4. The Defendant has AFFIRMED multiple Privacy Act violations, including:
- No Privacy Policy existed despite requiring agreement
- False claims about a "Disclosures" section
- Collection of personal information without required disclosures

5. The Plaintiffs have satisfied all three requirements of Rule 2.1:
- First requirement: Plaintiffs are "affected by an application of law" (the Privacy Act)
- Second requirement: The Defendant's AFFIRMED violations were against the law
- Third requirement: Punitive damages under Legal Damages Act Section 5 provide an applicable remedy

The Defendant's motion attempts to rewrite the standing requirements by ignoring the disjunctive language of Rule 2.1 and conflating "injury" exclusively with "financial loss".

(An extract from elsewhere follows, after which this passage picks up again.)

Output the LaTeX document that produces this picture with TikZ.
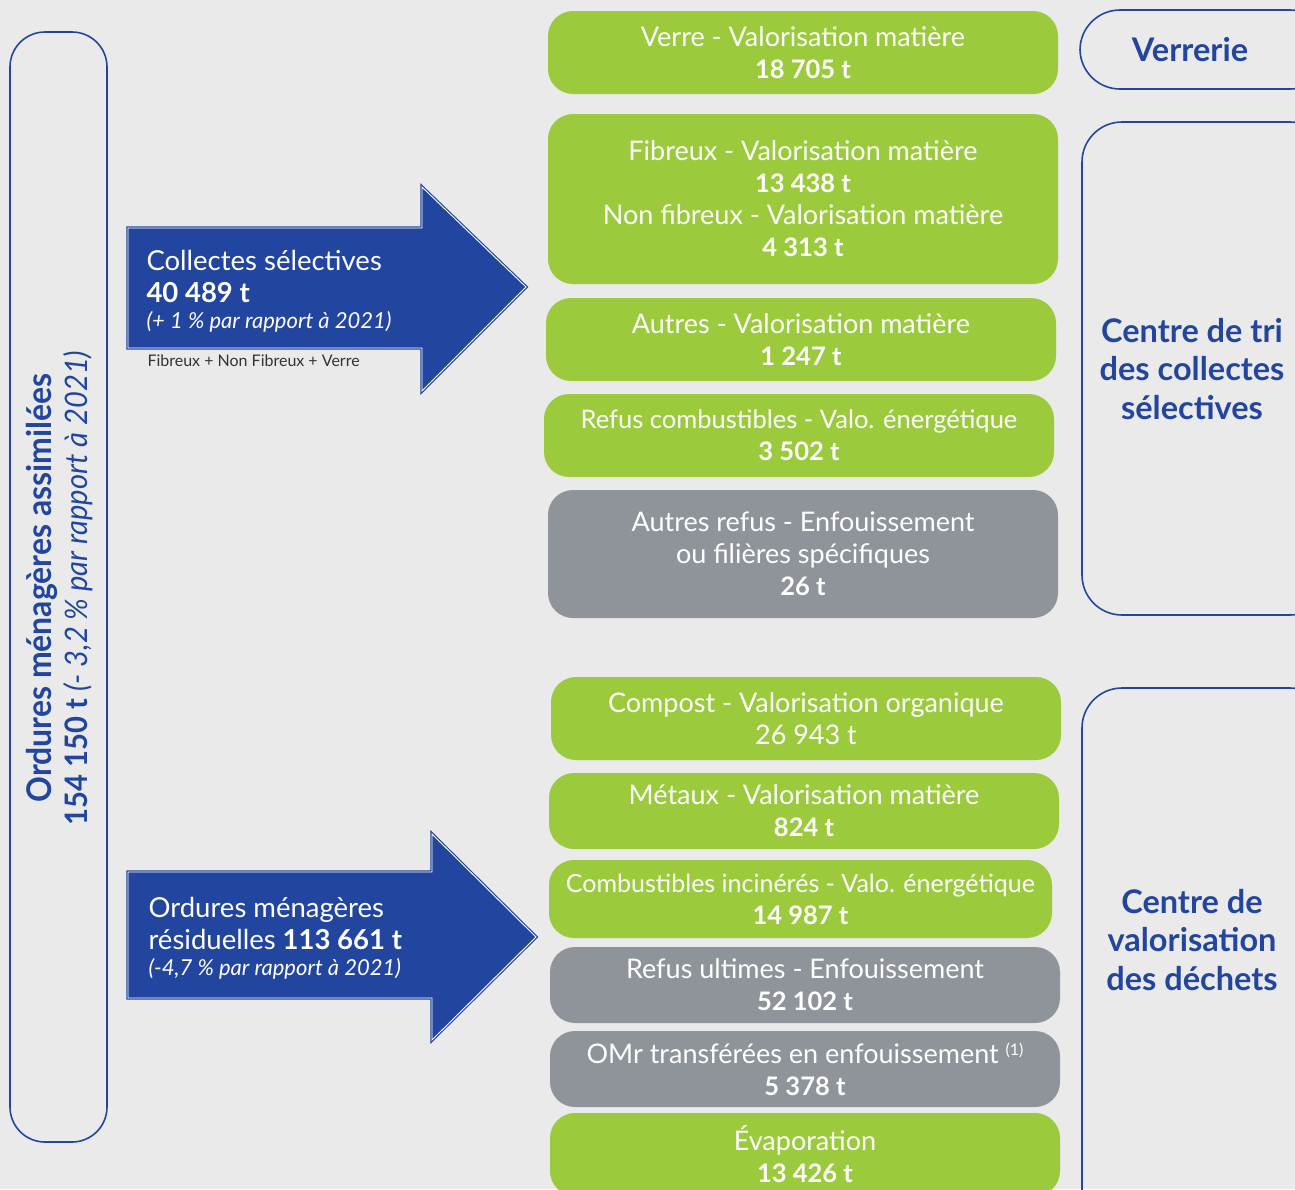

The Court should deny this motion and allow this case to proceed on its merits.
 
Last edited:
Pursuant to Rule 3.3 (Amendment to Complaint), the Plaintiff amends the Prayer for Relief section of the Complaint as follows:

IV. PRAYER FOR RELIEF
The Plaintiff seeks the following from the Defendant:

1. Punitive damages in the amount of $50,000 per Plaintiff for the Defendant's outrageous conduct in violation of the Privacy Act;
2. An order requiring Defendant to implement proper consent mechanisms for data sharing between subsidiaries;
3. Legal fees as provided by Section 9 of the Legal Damages Act.

EXPLANATION FOR AMENDMENT:

This amendment removes the request for compensatory damages and increases punitive damages to $50,000 per Plaintiff, based on the following factors authorised by Section 5(3)(a) of the Legal Damages Act:

1. Character of the Defendant's Act: The Defendant, a sophisticated financial institution, AFFIRMED that for approximately four months it:
- Required users to agree to a non-existent Privacy Policy
- Falsely claimed their documentation contained privacy disclosures
- Collected and shared sensitive financial data without proper disclosure
These actions demonstrate a deliberate or recklessly negligent approach to fundamental privacy obligations.

2. Need for Deterrence: Section 5(1)(a) explicitly states that punitive damages serve "to punish them for their outrageous conduct and to deter them and others like them from similar conduct in the future." A substantial award is necessary to deter similar violations by financial institutions handling sensitive data.

3. Nature of the Violation: The Privacy Act creates fundamental rights regarding personal data. Violations affecting financial information are particularly serious given the sensitive nature of such data and the trust placed in financial institutions.

4. Section 5(1)(a) explicitly states punitive damages are appropriate "where there does not need to be any actual loss to be compensated," confirming the legal basis for substantial punitive damages without compensatory damages.

The amount requested is proportionate to the seriousness of the violations, the need for deterrence, and the Defendant's status as a financial institution handling sensitive user data.